As I met with former colleagues and we shared common stories, some consistent themes emerged. Nearly everyone I spoke with shared a variation on one or more of these experiences:


1. They did some of their best work at this company.


2. They were never more fulfilled than they were during their time with this company.


3. They chose to work for this company despite offers to make more money elsewhere.


4. The relationships they developed with colleagues, clients, customers and partners have endured long after the company name ceased to exist and long after many of them moved on to other pursuits.


So why do alumni from this company champion reunions and why do so many alumni share their versions of the four ideas above? Because this company recognized the importance of establishing a positive corporate environment and they understood the impact a positive culture has on company performance. By formally proclaiming and aspiring daily to live up to a series of important shared values, this company achieved a reputation for being great. 


Here are just a few of the key tenets of this company’s formal, documented culture statement, paraphrased to protect the integrity of the founder’s original and very thoughtful list that I’m sure is hanging in the offices of some of the alumni today.


1. Aspire to do the right thing every day.

2. Run a profitable business, but don’t be greedy.

3. Don’t sacrifice quality for short term success.

4. Employees are the most important asset of the business.

5. Set realistic expectations with customers and over deliver.

6. Grow at a manageable pace.Don’t lose sight of the company culture.

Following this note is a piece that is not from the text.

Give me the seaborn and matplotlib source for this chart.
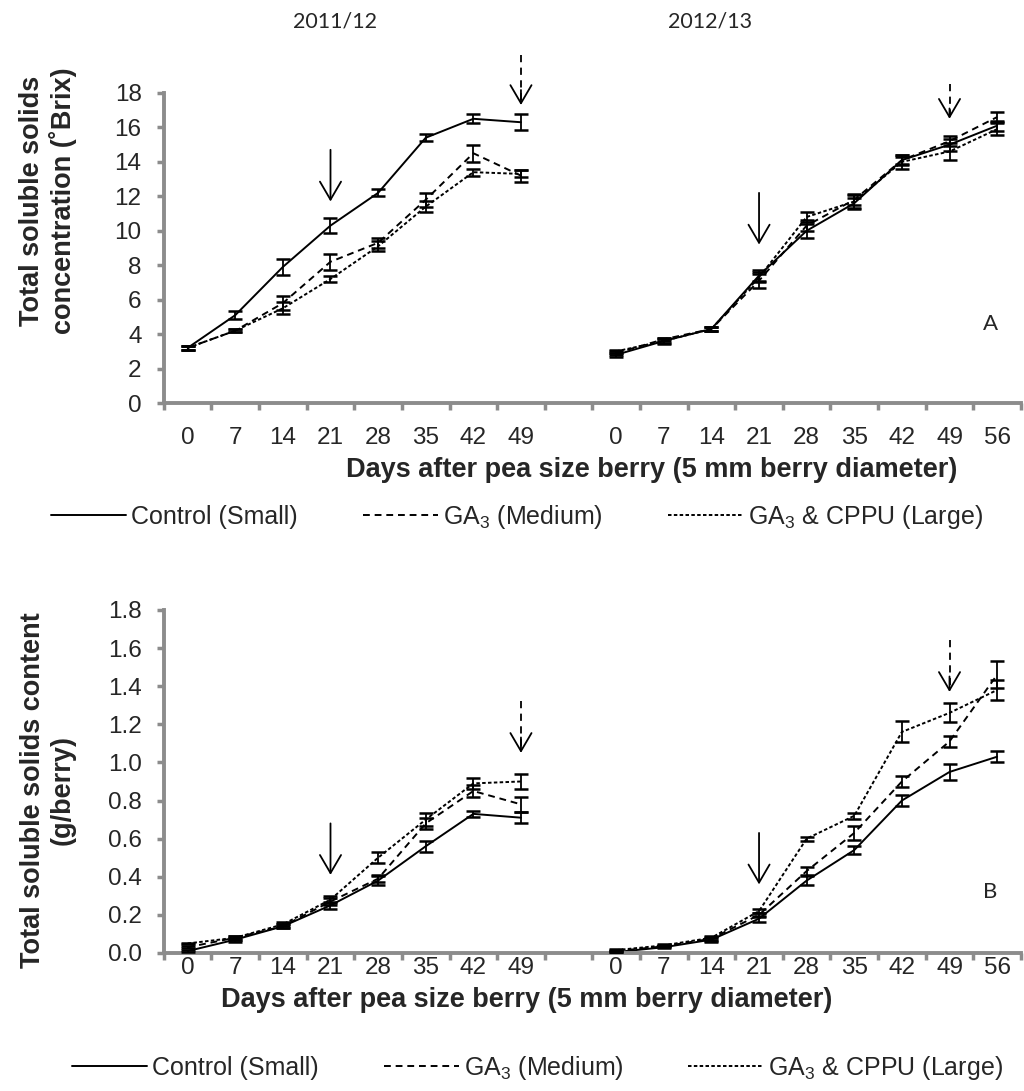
import matplotlib
matplotlib.use("Agg")
import matplotlib.pyplot as plt
import seaborn as sns
import pandas as pd

# days after pea size berry, two seasons
days1 = [0, 7, 14, 21, 28, 35, 42, 49]
days2 = [0, 7, 14, 21, 28, 35, 42, 49, 56]
seasons = ["2011/12", "2012/13"]
treatments = ["Control (Small)", "GA$_3$ (Medium)", "GA$_3$ & CPPU (Large)"]

# A: total soluble solids concentration (Brix)
conc_s1 = [[3.2, 5.1, 7.9, 10.3, 12.2, 15.4, 16.5, 16.3],
           [3.2, 4.2, 5.8, 8.2, 9.3, 11.8, 14.5, 13.2],
           [3.2, 4.2, 5.5, 7.2, 9.1, 11.4, 13.4, 13.3]]
conc_s1_err = [[0.1, 0.25, 0.45, 0.45, 0.2, 0.2, 0.25, 0.45],
               [0.1, 0.1, 0.4, 0.45, 0.3, 0.4, 0.5, 0.35],
               [0.1, 0.1, 0.35, 0.15, 0.3, 0.3, 0.2, 0.2]]
conc_s2 = [[2.8, 3.6, 4.3, 7.4, 10.0, 11.6, 14.1, 15.0, 16.1],
           [2.9, 3.7, 4.3, 7.1, 10.3, 11.8, 14.1, 15.2, 16.6],
           [3.0, 3.6, 4.3, 7.3, 10.8, 11.7, 14.0, 14.6, 15.9]]
conc_s2_err = [[0.1, 0.1, 0.1, 0.3, 0.4, 0.3, 0.3, 0.35, 0.3],
               [0.1, 0.1, 0.1, 0.4, 0.3, 0.3, 0.2, 0.3, 0.3],
               [0.1, 0.15, 0.1, 0.3, 0.3, 0.45, 0.4, 0.5, 0.35]]

# B: total soluble solids content (g/berry)
cont_s1 = [[0.01, 0.07, 0.14, 0.25, 0.38, 0.56, 0.73, 0.71],
           [0.03, 0.08, 0.14, 0.27, 0.39, 0.68, 0.85, 0.78],
           [0.05, 0.08, 0.15, 0.28, 0.50, 0.70, 0.89, 0.90]]
cont_s1_err = [[0.005, 0.01, 0.01, 0.02, 0.025, 0.03, 0.015, 0.03],
               [0.005, 0.01, 0.01, 0.02, 0.02, 0.03, 0.03, 0.04],
               [0.005, 0.01, 0.01, 0.02, 0.03, 0.035, 0.03, 0.04]]
cont_s2 = [[0.005, 0.03, 0.07, 0.18, 0.38, 0.54, 0.80, 0.95, 1.03],
           [0.01, 0.035, 0.075, 0.20, 0.43, 0.63, 0.90, 1.11, 1.46],
           [0.015, 0.04, 0.08, 0.22, 0.60, 0.72, 1.16, 1.26, 1.38]]
cont_s2_err = [[0.005, 0.005, 0.01, 0.015, 0.025, 0.02, 0.03, 0.04, 0.03],
               [0.005, 0.005, 0.01, 0.01, 0.02, 0.035, 0.03, 0.03, 0.07],
               [0.005, 0.005, 0.01, 0.01, 0.01, 0.015, 0.055, 0.05, 0.05]]

# arrows: (category position, start y, tip y, dashed?)
arrows_a = [(3, 14.7, 11.7, False), (7, 20.2, 17.3, True),
            (12, 12.2, 9.2, False), (16, 18.5, 16.5, True)]
arrows_b = [(3, 0.68, 0.41, False), (7, 1.32, 1.05, True),
            (12, 0.63, 0.36, False), (16, 1.64, 1.37, True)]

pos1 = list(range(len(days1)))
pos2 = list(range(len(days1) + 1, len(days1) + 1 + len(days2)))
tick_labels = [str(d) for d in days1] + [""] + [str(d) for d in days2]
xtitle = "Days after pea size berry (5 mm berry diameter)"


def make_df(v1, e1, v2, e2):
    rows = []
    for i, t in enumerate(treatments):
        for p, v, e in zip(pos1, v1[i], e1[i]):
            rows.append(dict(treatment=t, season=seasons[0], pos=p, value=v, err=e))
        for p, v, e in zip(pos2, v2[i], e2[i]):
            rows.append(dict(treatment=t, season=seasons[1], pos=p, value=v, err=e))
    return pd.DataFrame(rows)


df_a = make_df(conc_s1, conc_s1_err, conc_s2, conc_s2_err)
df_b = make_df(cont_s1, cont_s1_err, cont_s2, cont_s2_err)

sns.set_style("white")
plt.rcParams['font.family'] = ['Liberation Sans', 'DejaVu Sans']
plt.rcParams['mathtext.fontset'] = 'custom'
plt.rcParams['mathtext.rm'] = 'Liberation Sans'
plt.rcParams['mathtext.it'] = 'Liberation Sans:italic'
plt.rcParams['mathtext.bf'] = 'Liberation Sans:bold'

palette = {t: "black" for t in treatments}
dashes = {treatments[0]: "", treatments[1]: (3.5, 2.5), treatments[2]: (1.8, 1.2)}
gray = "#8c8c8c"
tick_fs = 17.5
title_fs = 19.5

fig = plt.figure(figsize=(10.24, 10.91), dpi=100)
ax_a = fig.add_axes([0.160, 0.6306, 0.837, 0.2842])
ax_b = fig.add_axes([0.160, 0.1265, 0.837, 0.3144])


def draw(ax, df, ymax, ystep, fmt, arrows, xpad):
    sns.lineplot(data=df, x="pos", y="value", hue="treatment", style="treatment",
                 units="season", estimator=None, palette=palette, dashes=dashes,
                 linewidth=1.4, ax=ax)
    for t, g in df.groupby("treatment"):
        ax.errorbar(g["pos"], g["value"], yerr=g["err"], fmt="none", ecolor="black",
                    elinewidth=1.3, capsize=5, capthick=1.8, zorder=3)
    for x, y0, y1, dashed in arrows:
        hl = (y0 - y1) * 0.3
        style = "->,head_length=0.65,head_width=0.38"
        if dashed:
            ax.plot([x, x], [y0, y1 + hl * 0.2], color="black", lw=1.3,
                    ls=(0, (4, 3)), clip_on=False)
            ax.annotate("", xy=(x, y1), xytext=(x, y1 + hl), annotation_clip=False,
                        arrowprops=dict(arrowstyle=style, color="black", lw=1.3,
                                        shrinkA=0, shrinkB=0, mutation_scale=20))
        else:
            ax.annotate("", xy=(x, y1), xytext=(x, y0), annotation_clip=False,
                        arrowprops=dict(arrowstyle=style, color="black", lw=1.3,
                                        shrinkA=0, shrinkB=0, mutation_scale=20))

    ax.set_xlim(-0.5, len(tick_labels) - 0.5)
    ax.set_ylim(0, ymax)
    n = int(round(ymax / ystep))
    ax.set_yticks([i * ystep for i in range(n + 1)])
    ax.set_yticklabels([fmt.format(i * ystep) for i in range(n + 1)])
    ax.set_xticks([i - 0.5 for i in range(len(tick_labels) + 1)])
    ax.set_xticklabels([])
    ax.set_xticks(range(len(tick_labels)), minor=True)
    ax.set_xticklabels(tick_labels, minor=True)
    ax.tick_params(axis="x", which="major", bottom=True, direction="out", length=5,
                   width=2.5, color=gray)
    ax.tick_params(axis="x", which="minor", bottom=True, length=0, labelsize=tick_fs,
                   pad=xpad)
    ax.tick_params(axis="y", left=True, direction="out", length=5, width=2.5,
                   color=gray, labelsize=tick_fs, pad=11)
    for s in ["top", "right"]:
        ax.spines[s].set_visible(False)
    for s in ["left", "bottom"]:
        ax.spines[s].set_color(gray)
        ax.spines[s].set_linewidth(2.8)
    ax.set_xlabel("")
    ax.set_ylabel("")
    handles, labels = ax.get_legend_handles_labels()
    ax.get_legend().remove()
    return handles, labels


leg_kw = dict(loc="center", bbox_transform=fig.transFigure, ncol=3, frameon=False,
              fontsize=18, handlelength=3.0, columnspacing=2.6, handletextpad=0.2)

h, l = draw(ax_a, df_a, 18, 2, "{:.0f}", arrows_a, 17)
ax_a.legend(h, l, bbox_to_anchor=(0.505, 0.526), **leg_kw)
ax_a.text(0.964, 0.256, "A", transform=ax_a.transAxes, fontsize=16, family="Lato",
          ha="center", va="center")

h, l = draw(ax_b, df_b, 1.8, 0.2, "{:.1f}", arrows_b, 3)
ax_b.legend(h, l, bbox_to_anchor=(0.525, 0.021), **leg_kw)
ax_b.text(0.964, 0.178, "B", transform=ax_b.transAxes, fontsize=16, family="Lato",
          ha="center", va="center")

fig.text(652 / 1024, 1 - 470 / 1091, xtitle, fontsize=title_fs, fontweight="bold",
         ha="center", va="center")
fig.text(527 / 1024, 1 - 1000 / 1091, xtitle, fontsize=title_fs, fontweight="bold",
         ha="center", va="center")

fig.text(335 / 1024, 1 - 21 / 1091, seasons[0], fontsize=15.5, family="Lato",
         ha="center", va="center")
fig.text(710 / 1024, 1 - 21 / 1091, seasons[1], fontsize=15.5, family="Lato",
         ha="center", va="center")

fig.text(48 / 1024, 1 - 201 / 1091, "Total soluble solids\nconcentration (\u02daBrix)",
         rotation=90, fontsize=title_fs, fontweight="bold", ha="center", va="center",
         multialignment="center", linespacing=1.15)
fig.text(48 / 1024, 1 - 790 / 1091, "Total soluble solids content\n(g/berry)",
         rotation=90, fontsize=title_fs, fontweight="bold", ha="center", va="center",
         multialignment="center", linespacing=1.15)

fig.savefig("out.png", dpi=100)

If you want the very best from your employees, lower turnover and customers who want to buy from you again and again, consider looking internally at your own behaviors and work to align your company culture to these seven ideals. They seem simple enough, but you may find they are also easy to compromise. Don’t compromise on any of them, and you might find yourself working for the very best company in your world while having the best experiences of your career.